By Prof R Mukundan & Prof KS Ranjani
Demonetization was meant to be the proverbial straw that would set off a revolution in digital transactions or the very least, less cash transactions. End to end digital transactions require secure platforms which can facilitate transactions between two entities using either existing currencies linked via payment gateways or using virtual currency, commonly known as bitcoin.
Transactions can generally stop between two parties or keep extending to the last proverbial user in the chain. Users who are at the very end of a chain need to assume the authenticity of all predecessor transactions in the chain. Therefore, a digital contract needs to be much more than just a set of digitally enabled ‘secure’ transactions.
The need to know transaction history can be satisfied through the presence of following five essential requirements – presence of a peer to peer community, strong and robust database system that can manage distributed transactions, user anonymity yet, maintain transparency in the entire process and finally, transaction integrity of the chain (like using an encrypted digital signature). The entire chain should, of course, be dynamic (programmable) in nature. The technology that can meet all these requirements is called as a blockchain, where every transaction across parties is encrypted and shared in a common ledger.
What can be the benefits of such an encrypted and shared ledger? While the idea of a digital contract seems pregnant with enormous possibilities of speed, efficiency and transparency, the truth remains that the digital discourse is still in its nascent stages. There is a tremendous expectation of an imminent breakthrough that would lock the world inside a digital bubble- a virtual universe where payments, receipts, agreements, contracts and every conceivable transaction would be settled digitally – that’s what a UNICORN is supposed to do in a startup world through the all too familiar concept of disruption. But for the world to embrace this digital revolution, digital readiness cannot be just limited to tweaking business processes, it is taking a bull head on. Several existing methods and processes will need to be redefined.

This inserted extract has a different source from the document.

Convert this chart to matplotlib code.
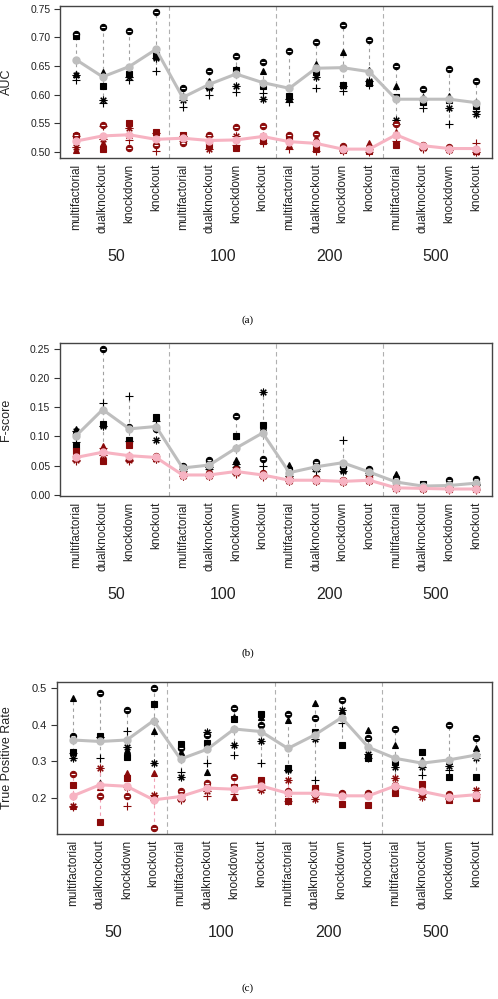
#!/usr/bin/env python

"""
AUC, F-score and true positive rate per network size and data type,
black = one group of methods, dark red = the other, lines = group means.
"""

import matplotlib
matplotlib.use('Agg')
import matplotlib.pyplot as plt
import numpy as np

SIZES = ['50', '100', '200', '500']
DATASETS = ['multifactorial', 'dualknockout', 'knockdown', 'knockout']

# one row per x position (size x dataset); columns = circle, triangle, square, asterisk, cross
AUC_BLACK = [
    [0.705, 0.636, 0.703, 0.634, 0.625], [0.718, 0.640, 0.615, 0.591, 0.585],
    [0.711, 0.638, 0.636, 0.630, 0.626], [0.744, 0.667, 0.669, 0.664, 0.641],
    [0.612, 0.597, 0.595, 0.590, 0.578], [0.642, 0.623, 0.615, 0.611, 0.600],
    [0.667, 0.645, 0.643, 0.615, 0.605], [0.656, 0.641, 0.615, 0.592, 0.603],
    [0.676, 0.594, 0.597, 0.592, 0.588], [0.692, 0.653, 0.640, 0.630, 0.611],
    [0.721, 0.675, 0.617, 0.615, 0.607], [0.695, 0.643, 0.620, 0.623, 0.617],
    [0.650, 0.615, 0.595, 0.556, 0.548], [0.609, 0.596, 0.587, 0.590, 0.577],
    [0.645, 0.598, 0.591, 0.577, 0.549], [0.624, 0.588, 0.580, 0.566, 0.572],
]
AUC_RED = [
    [0.530, 0.503, 0.528, 0.509, 0.527], [0.547, 0.515, 0.506, 0.523, 0.545],
    [0.507, 0.530, 0.550, 0.541, 0.521], [0.513, 0.529, 0.535, 0.533, 0.501],
    [0.516, 0.525, 0.530, 0.528, 0.520], [0.530, 0.522, 0.513, 0.505, 0.528],
    [0.544, 0.522, 0.507, 0.528, 0.512], [0.546, 0.525, 0.519, 0.528, 0.515],
    [0.530, 0.512, 0.525, 0.520, 0.505], [0.531, 0.524, 0.505, 0.514, 0.502],
    [0.510, 0.506, 0.504, 0.503, 0.501], [0.503, 0.516, 0.502, 0.505, 0.500],
    [0.548, 0.535, 0.512, 0.530, 0.520], [0.513, 0.511, 0.509, 0.507, 0.505],
    [0.508, 0.507, 0.506, 0.504, 0.503], [0.506, 0.504, 0.502, 0.500, 0.515],
]
AUC_BLACK_MEAN = [0.661, 0.631, 0.649, 0.679, 0.595, 0.618, 0.636, 0.621,
                  0.611, 0.646, 0.647, 0.640, 0.592, 0.592, 0.592, 0.586]
AUC_RED_MEAN = [0.519, 0.528, 0.530, 0.522, 0.524, 0.520, 0.521, 0.527,
                0.518, 0.515, 0.505, 0.505, 0.530, 0.511, 0.506, 0.506]

FSCORE_BLACK = [
    [0.105, 0.112, 0.083, 0.109, 0.091], [0.250, 0.080, 0.122, 0.118, 0.158],
    [0.117, 0.090, 0.094, 0.092, 0.170], [0.113, 0.118, 0.133, 0.094, 0.126],
    [0.050, 0.048, 0.046, 0.044, 0.041], [0.060, 0.050, 0.055, 0.047, 0.045],
    [0.135, 0.060, 0.101, 0.052, 0.048], [0.061, 0.116, 0.120, 0.176, 0.050],
    [0.044, 0.051, 0.038, 0.033, 0.028], [0.057, 0.052, 0.047, 0.044, 0.040],
    [0.047, 0.044, 0.052, 0.040, 0.094], [0.044, 0.042, 0.040, 0.037, 0.034],
    [0.028, 0.035, 0.020, 0.014, 0.012], [0.016, 0.014, 0.019, 0.013, 0.012],
    [0.025, 0.016, 0.013, 0.013, 0.012], [0.027, 0.022, 0.019, 0.018, 0.016],
]
FSCORE_RED = [
    [0.066, 0.064, 0.075, 0.060, 0.058], [0.075, 0.083, 0.058, 0.068, 0.080],
    [0.062, 0.068, 0.085, 0.060, 0.058], [0.067, 0.065, 0.063, 0.062, 0.061],
    [0.037, 0.035, 0.034, 0.033, 0.032], [0.037, 0.035, 0.034, 0.033, 0.032],
    [0.044, 0.042, 0.040, 0.038, 0.035], [0.038, 0.036, 0.034, 0.033, 0.031],
    [0.028, 0.026, 0.025, 0.024, 0.024], [0.028, 0.026, 0.025, 0.024, 0.024],
    [0.026, 0.024, 0.023, 0.022, 0.022], [0.030, 0.026, 0.025, 0.024, 0.023],
    [0.014, 0.012, 0.011, 0.011, 0.010], [0.012, 0.011, 0.011, 0.010, 0.010],
    [0.012, 0.010, 0.010, 0.010, 0.009], [0.012, 0.011, 0.010, 0.010, 0.009],
]
FSCORE_BLACK_MEAN = [0.101, 0.146, 0.113, 0.117, 0.046, 0.051, 0.080, 0.106,
                     0.038, 0.048, 0.055, 0.039, 0.022, 0.015, 0.016, 0.020]
FSCORE_RED_MEAN = [0.064, 0.073, 0.067, 0.064, 0.034, 0.034, 0.040, 0.034,
                   0.025, 0.025, 0.023, 0.025, 0.012, 0.011, 0.010, 0.010]

TPR_BLACK = [
    [0.369, 0.473, 0.326, 0.308, 0.322], [0.486, 0.240, 0.368, 0.365, 0.310],
    [0.441, 0.330, 0.313, 0.340, 0.383], [0.500, 0.383, 0.456, 0.295, 0.411],
    [0.335, 0.325, 0.347, 0.258, 0.270], [0.372, 0.270, 0.349, 0.381, 0.295],
    [0.446, 0.420, 0.414, 0.345, 0.317], [0.399, 0.422, 0.430, 0.354, 0.295],
    [0.430, 0.412, 0.281, 0.277, 0.275], [0.417, 0.459, 0.381, 0.361, 0.250],
    [0.467, 0.437, 0.345, 0.439, 0.405], [0.364, 0.385, 0.310, 0.320, 0.310],
    [0.387, 0.345, 0.298, 0.284, 0.228], [0.293, 0.304, 0.325, 0.285, 0.263],
    [0.399, 0.300, 0.257, 0.286, 0.277], [0.364, 0.335, 0.257, 0.308, 0.320],
]
TPR_RED = [
    [0.265, 0.177, 0.236, 0.178, 0.176], [0.206, 0.230, 0.134, 0.281, 0.236],
    [0.206, 0.268, 0.254, 0.231, 0.177], [0.119, 0.268, 0.200, 0.209, 0.195],
    [0.220, 0.210, 0.200, 0.198, 0.195], [0.242, 0.236, 0.226, 0.220, 0.206],
    [0.256, 0.204, 0.230, 0.224, 0.210], [0.240, 0.233, 0.248, 0.222, 0.225],
    [0.218, 0.214, 0.193, 0.250, 0.192], [0.222, 0.215, 0.227, 0.196, 0.208],
    [0.215, 0.212, 0.184, 0.210, 0.209], [0.215, 0.212, 0.182, 0.210, 0.210],
    [0.236, 0.233, 0.213, 0.254, 0.230], [0.222, 0.215, 0.239, 0.204, 0.210],
    [0.210, 0.205, 0.195, 0.200, 0.198], [0.203, 0.208, 0.200, 0.222, 0.212],
]
TPR_BLACK_MEAN = [0.358, 0.354, 0.358, 0.411, 0.306, 0.333, 0.388, 0.381,
                  0.335, 0.372, 0.419, 0.338, 0.308, 0.295, 0.304, 0.317]
TPR_RED_MEAN = [0.206, 0.236, 0.232, 0.195, 0.204, 0.227, 0.224, 0.233,
                0.213, 0.213, 0.206, 0.206, 0.233, 0.218, 0.203, 0.209]

MARKERS = ['o', '^', 's', (8, 2, 0), '+']
MSIZES = [4.5, 4.8, 4.2, 5.5, 6.0]
DARKRED = '#8b0a0a'
GREY = '#bebebe'
PINK = '#f7b3c2'
FONT = 'Liberation Sans'


def draw_panel(ax, black, red, black_mean, red_mean, ylim, yticks, fmt,
               ylabel, label_x, ytick_size, ylabel_size):
    x = np.arange(1, 17)
    blk = np.array(black)
    rd = np.array(red)

    for s in [4.5, 8.5, 12.5]:
        ax.axvline(s, color='#b0b0b0', ls=(0, (4, 3)), lw=0.8, zorder=1)

    # min-max whiskers
    ax.vlines(x, blk.min(1), blk.max(1), colors='#a0a0a0',
              linestyles=(0, (3, 3)), lw=0.8, zorder=2)
    ax.vlines(x, rd.min(1), rd.max(1), colors='#f0a0b4',
              linestyles=(0, (3, 3)), lw=0.8, zorder=2)

    for vals, col in [(blk, 'black'), (rd, DARKRED)]:
        for j, m in enumerate(MARKERS):
            ax.plot(x, vals[:, j], ls='none', marker=m, ms=MSIZES[j],
                    color=col, mew=0.8, zorder=3)
        # white bar through the circles
        ax.plot(x, vals[:, 0], ls='none', marker='_', ms=3.5, color='white',
                mew=0.8, zorder=3.5)

    ax.plot(x, black_mean, color=GREY, lw=2.2, marker='o', ms=5, zorder=4)
    ax.plot(x, red_mean, color=PINK, lw=2.2, marker='o', ms=5, zorder=4)

    ax.set_xlim(0.4, 16.6)
    ax.set_ylim(*ylim)
    ax.set_xticks(x)
    ax.set_xticklabels(DATASETS * 4, rotation=90, fontsize=8.5,
                       family=FONT, color='#222222')
    ax.tick_params(axis='x', length=0, pad=4)
    ax.set_yticks(yticks)
    ax.set_yticklabels([fmt % v for v in yticks], fontsize=ytick_size,
                       family=FONT, color='#222222')
    ax.tick_params(axis='y', length=4, width=0.8, color='#333333', pad=3)
    for sp in ax.spines.values():
        sp.set_color('#444444')
        sp.set_linewidth(1.0)
    ax.set_ylabel(ylabel, fontsize=ylabel_size, family=FONT, color='#222222')
    ax.yaxis.set_label_coords(label_x, 0.5)

    for i, size in enumerate(SIZES):
        ax.annotate(size, xy=(2.5 + 4 * i, 0), xycoords=('data', 'axes fraction'),
                    xytext=(0, -71), textcoords='offset points',
                    ha='center', va='center', fontsize=11.5, family=FONT,
                    color='#222222')


def main():
    fig = plt.figure(figsize=(4.98, 9.99), dpi=100)
    W, H = 498.0, 999.0

    ax_a = fig.add_axes([60 / W, 1 - 158 / H, 432 / W, 152 / H])
    draw_panel(ax_a, AUC_BLACK, AUC_RED, AUC_BLACK_MEAN, AUC_RED_MEAN,
               (0.4895, 0.7545), [0.50, 0.55, 0.60, 0.65, 0.70, 0.75], '%.2f',
               'AUC', -0.11, 7.5, 9)

    ax_b = fig.add_axes([60 / W, 1 - 496 / H, 432 / W, 153 / H])
    draw_panel(ax_b, FSCORE_BLACK, FSCORE_RED, FSCORE_BLACK_MEAN, FSCORE_RED_MEAN,
               (-0.002, 0.260), [0.00, 0.05, 0.10, 0.15, 0.20, 0.25], '%.2f',
               'F-score', -0.11, 7.5, 9)

    ax_c = fig.add_axes([57 / W, 1 - 834 / H, 435 / W, 152 / H])
    draw_panel(ax_c, TPR_BLACK, TPR_RED, TPR_BLACK_MEAN, TPR_RED_MEAN,
               (0.102, 0.516), [0.2, 0.3, 0.4, 0.5], '%.1f',
               'True Positive Rate', -0.101, 8, 9)

    for lab, y in [('(a)', 320), ('(b)', 653), ('(c)', 988)]:
        fig.text(248 / W, 1 - y / H, lab, ha='center', va='center',
                 fontsize=8, family='Liberation Serif')

    fig.savefig('out.png', dpi=100, facecolor='white')


if __name__ == "__main__":
    main()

Taking the example of a simple accounting transaction in an organisation, the use of a new technology, say, a digital platform interface, can be assessed at four hierarchical levels of risk return, namely automation, rationalization, business process reengineering or paradigm shift. While automation is a simple elimination of manual intervention, process rationalization seeks to improve processes by streamlining resources and activities. Process reengineering increases the risk/return in a process and paradigm shift involves redefining the business itself. Movement of any business activity from an ‘information system’ orientation to a ‘business process’ orientation results in enormous positive spin off and creates multiple benefits to organisations. When an entity seeks to replace its cash transactions to fully digital payment systems, it could result in the following spin off for the firm:
- A robust and integrity driven financial system
- Reduced operational and transaction costs and
- Increased system effectiveness leading to productivity enhancement
So, what can be the benefits of such process transformation? The most obvious benefits could be better control and well defined processes and subsequent benefits could be possible elimination of non-value added costs in a business. Manual accounting systems will automatically be eliminated when a digital payment system is created. The digital payment infrastructure will automate the book keeping associated with such transactions. Error free by eliminating the need for manual intervention, we can create effective systems by better redeployment of staff time improving productivity. However, the essential check points – policy checks and audit checks must also be integrated into the payment system, thus making the system robust and ensuring process integrity – resulting in the birth of a ‘digitally native’ financial system.
The potential of a complete digital economy is, however inhibited by some critical concerns, the most important being that of regulation and its acceptance by the ‘analog classical natives’ ecosystem. The digital transformation train requires a combination of mission scalability, deployment speed and value creation for the customer – a tough proposition to be achieved in the presence of a control driven classical ecosystem. However, such environment act as the perfect cauldron of the innovations – we know of innovations that are disruptive to the existing environment.
Disruptive innovations can be characterized by their ability to solve complex issues and be novel – the two axis of growth. All disruptive innovations start by being less complex and novel, slowly raising through both the axis in a ‘S’ shape. The figure below depicts a typical S curve and the star is a potential point of presence of block chain technology.
In these situations, we also come across paradigm shifting technologies – that are foundational in nature. The success of any society is to grab hold of such foundational technologies at the earliest and chart a new path to development. Digital financial systems using blockchains is one such example of a foundational technology. Foundational technology as their name suggests impact the entire ecosystem built around an existing process. It is at the transition to be novel, but not yet ready to meet the complex ecosystem of what it is destined to replace. Active research both in technology and strategy helps firms take conscious decisions towards such technologies. Coming back to the base question we started with – if digital contracts via encrypted signing and programmed processing can simplify the transaction process between parties, why do we not see its large-scale absorption? Virtual currencies remove the pain of printing and distributing cash, computer algorithms can control inflation by restricting contracts, reduced transaction costs due to large scale migration. Are we not visualizing a different environment? The answer to this lies in mastering the impact of foundational technologies and not only disruptive technologies. Is India and the world ready for such foundational technologies? How can one pace the deployment of such technologies? We would seek some answers to these in future columns.